Let me blunt. I’m not fond of Jesus. Of course, what I know of the historical man is impressive, but I’m not a big fan of the one who people cry out to for salvation. Too many atrocities in his name, too much of an excuse to not think, too much weirdness in the story that it was my fault that he died and by the way, if he is the Immortal God, what’s the big deal?
But I recognize spiritual force when I see—and hear it— and frankly, when someone like my old friend René is singing at the piano with the music teacher “congregation” gospelling out the refrain, I don’t care what the lyrics are. Spiritual power was present in heaps last night and you’d have to be a fool not to feel your heart moved by that energy in that room. As per yesterday’s thoughts, the lighting was wrong and the room was ugly, but her spiritual force, transmitted by sound to our awaiting strings of the heart, transcended it all and charged the air. And no more of white folks clapping on the beat or singing with the wrong voice, but yes, the few black folks in this mostly homogeneous Orff world (how sad that this hasn’t changed in 35 years) were the captains of this ship and led us expertly through the calm and stormy waters of the soul. Amen!
It reminded me that my teacher Avon did the same in the Kansas City Conference in 1985 and I believe a young René was part of that stirring evening all those years back. It recalled the few times the Georgia Sea Island Singers came to the Orff Conference. And last night was certainly set-up from the performance of the Fisk Jubilee Singers. A different world than Gospel, more European-trained and tamed, but moving none the less.

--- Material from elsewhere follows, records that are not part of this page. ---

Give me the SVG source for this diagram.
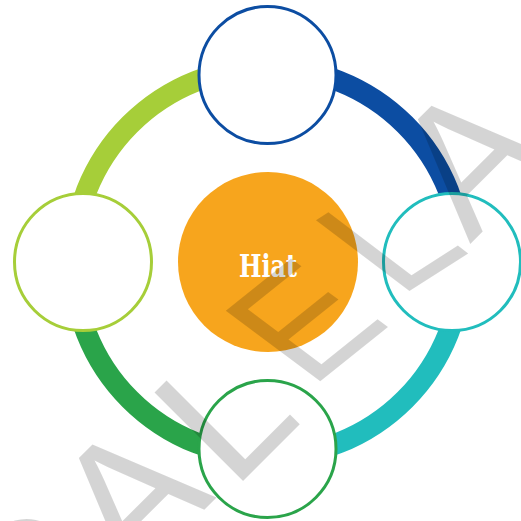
<svg xmlns="http://www.w3.org/2000/svg" width="521" height="521" viewBox="0 0 521 521">
<style>
.arc{fill:none;stroke-width:21}
.node{fill:#fff;stroke-width:3}
.wm{font-family:"Liberation Sans",Arial,sans-serif;font-size:100px;fill:#000;fill-opacity:0.17}
.lbl{font-family:"DejaVu Serif Condensed","DejaVu Serif",serif;font-weight:bold;font-size:32px;fill:#fff}
</style>
<rect width="521" height="521" fill="#fff"/>
<g id="connectors">
<path class="arc" stroke="#a6ce39" d="M73 262 A194.5 194.5 0 0 1 267.5 67.5"/>
<path class="arc" stroke="#0c4da2" d="M267.5 67.5 A194.5 194.5 0 0 1 462 262"/>
<path class="arc" stroke="#21bdbd" d="M462 262 A194.5 194.5 0 0 1 267.5 456.5"/>
<path class="arc" stroke="#2aa44a" d="M267.5 456.5 A194.5 194.5 0 0 1 73 262"/>
</g>
<g id="node-center">
<circle cx="268" cy="262" r="90" fill="#f7a51d"/>
<text class="lbl" x="268" y="277" text-anchor="middle" textLength="58" lengthAdjust="spacingAndGlyphs">Hiat</text>
</g>
<g id="node-top"><circle class="node" cx="267.5" cy="75" r="68.5" stroke="#0c4da2"/></g>
<g id="node-right"><circle class="node" cx="452" cy="262" r="68.5" stroke="#21bdbd"/></g>
<g id="node-bottom"><circle class="node" cx="267.5" cy="449" r="68.5" stroke="#2aa44a"/></g>
<g id="node-left"><circle class="node" cx="83" cy="262" r="68.5" stroke="#a6ce39"/></g>
<g id="watermark">
<text class="wm" transform="matrix(1.287,-1.287,1.287,1.287,26,678)">C</text>
<text class="wm" transform="matrix(1.287,-1.287,1.287,1.287,131.1,583.1)">A</text>
<text class="wm" transform="matrix(1.287,-1.287,1.287,1.287,232.6,491.4)">L</text>
<text class="wm" transform="matrix(1.25,-1.0,1.373,1.025,310.1,389.6)">E</text>
<text class="wm" transform="matrix(1.333,-0.853,1.359,1.029,398.6,297.9)">L</text>
<text class="wm" transform="matrix(1.287,-1.287,1.287,1.287,469.9,244.3)">A</text>
</g>
</svg>
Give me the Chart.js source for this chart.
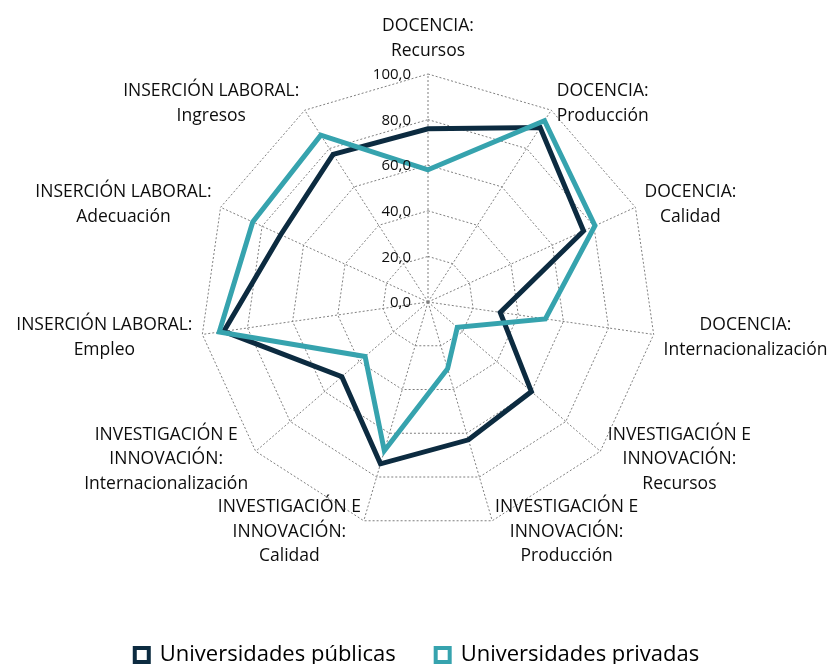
<!DOCTYPE html>
<html>
<head>
<meta charset="utf-8">
<script src="https://cdn.jsdelivr.net/npm/chart.js@4/dist/chart.umd.min.js"></script>
<style>
  html, body { margin: 0; padding: 0; background: #fff; }
  canvas { display: block; }
</style>
</head>
<body>
<canvas id="radar" width="834" height="664"></canvas>
<script>
// axis labels (one array of lines per axis)
const categories = [
  ['DOCENCIA:', 'Recursos'],
  ['DOCENCIA:', 'Producción'],
  ['DOCENCIA:', 'Calidad'],
  ['DOCENCIA:', 'Internacionalización'],
  ['INVESTIGACIÓN E', 'INNOVACIÓN:', 'Recursos'],
  ['INVESTIGACIÓN E', 'INNOVACIÓN:', 'Producción'],
  ['INVESTIGACIÓN E', 'INNOVACIÓN:', 'Calidad'],
  ['INVESTIGACIÓN E', 'INNOVACIÓN:', 'Internacionalización'],
  ['INSERCIÓN LABORAL:', 'Empleo'],
  ['INSERCIÓN LABORAL:', 'Adecuación'],
  ['INSERCIÓN LABORAL:', 'Ingresos']
];

const publicas = [76, 91, 75, 32, 60, 63, 74, 50, 90.5, 71, 77];
const privadas = [58, 94.5, 80.5, 52, 17, 30.5, 68, 36.5, 92.5, 84.5, 87];

const seriesNames = ['Universidades públicas', 'Universidades privadas'];
const tickValues = [0, 20, 40, 60, 80, 100];

const DARK = '#0c2b40';
const TEAL = '#36a3ae';
const FONT = "'Open Sans', 'Noto Sans', sans-serif";

const fmt = v => v.toFixed(1).replace('.', ',');

// draws tick labels and multi-line axis labels like the original
const labelPlugin = {
  id: 'labels',
  afterDraw(chart) {
    const scale = chart.scales.r;
    const ctx = chart.ctx;
    ctx.save();
    ctx.fillStyle = '#0d0d0d';

    // tick labels, right aligned to the left of the vertical axis
    ctx.font = '15px ' + FONT;
    ctx.textAlign = 'right';
    ctx.textBaseline = 'middle';
    tickValues.forEach(v => {
      const d = scale.getDistanceFromCenterForValue(v);
      ctx.fillText(fmt(v), scale.xCenter - 17, scale.yCenter - d + 1);
    });

    // point labels
    ctx.font = '17.5px ' + FONT;
    ctx.textAlign = 'center';
    const lineH = 24.5;
    const n = categories.length;
    categories.forEach((lines, i) => {
      const angle = i / n * Math.PI * 2;
      const s = Math.sin(angle);
      const p = scale.getPointPosition(i, scale.drawingArea + 10);
      const w = Math.max(...lines.map(t => ctx.measureText(t).width));
      const h = lines.length * lineH;
      let cx = p.x;
      if (s > 0.1) cx = p.x + w / 2;
      else if (s < -0.1) cx = p.x - w / 2;
      let cy = p.y + 1.5;
      if (Math.abs(s) <= 0.1) cy = p.y - h / 2 - 1;
      lines.forEach((t, k) => {
        ctx.fillText(t, cx, cy - h / 2 + lineH * (k + 0.5));
      });
    });
    ctx.restore();
  }
};

new Chart(document.getElementById('radar'), {
  type: 'radar',
  data: {
    labels: categories,
    datasets: [
      {
        label: seriesNames[0],
        data: publicas,
        borderColor: DARK,
        backgroundColor: '#ffffff',
        borderWidth: 5,
        fill: false,
        order: 1
      },
      {
        label: seriesNames[1],
        data: privadas,
        borderColor: TEAL,
        backgroundColor: '#ffffff',
        borderWidth: 5,
        fill: false,
        order: 0
      }
    ]
  },
  options: {
    responsive: false,
    devicePixelRatio: 1,
    animation: false,
    layout: { padding: { bottom: -12 } },
    elements: {
      point: { radius: 0, hoverRadius: 0 },
      line: { tension: 0, borderJoinStyle: 'miter' }
    },
    scales: {
      r: {
        min: 0,
        max: 100,
        ticks: { display: false, stepSize: 20 },
        pointLabels: { display: false },
        grid: { color: '#7f7f7f', lineWidth: 1 },
        border: { dash: [2, 2] },
        angleLines: { color: '#7f7f7f', lineWidth: 1, borderDash: [2, 2] },
        // fix the plot position to match the original
        afterFit(scale) {
          scale.xCenter = 428;
          scale.yCenter = 302;
          scale.drawingArea = 228;
        }
      }
    },
    plugins: {
      tooltip: { enabled: false },
      legend: {
        position: 'bottom',
        labels: {
          font: { family: FONT, size: 22 },
          color: '#0d0d0d',
          boxWidth: 14,
          boxHeight: 14,
          padding: 40,
          generateLabels(chart) {
            return chart.data.datasets.map((ds, i) => ({
              text: ds.label,
              fillStyle: '#ffffff',
              strokeStyle: ds.borderColor,
              lineWidth: 4,
              hidden: false,
              datasetIndex: i
            }));
          }
        }
      }
    }
  },
  plugins: [labelPlugin]
});
</script>
</body>
</html>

Spirit has many faces and many different styles of strings to pluck. Yesterday at this Nashville Orff Conference, I got a taste of many of them—English Morris Dancing, Chinese dance and music, Brazilian celebrations and my friend Kofi’s roof-raising Ghana choral session. But damn! the African-American spiritual heritage through song is about as rich as it gets and shows no sign of losing its power. I can’t shout “Praise Jesus!” without being misunderstood, but yes, praise to Spirit and its presence in whatever room we enter and the room we make for it in our heart.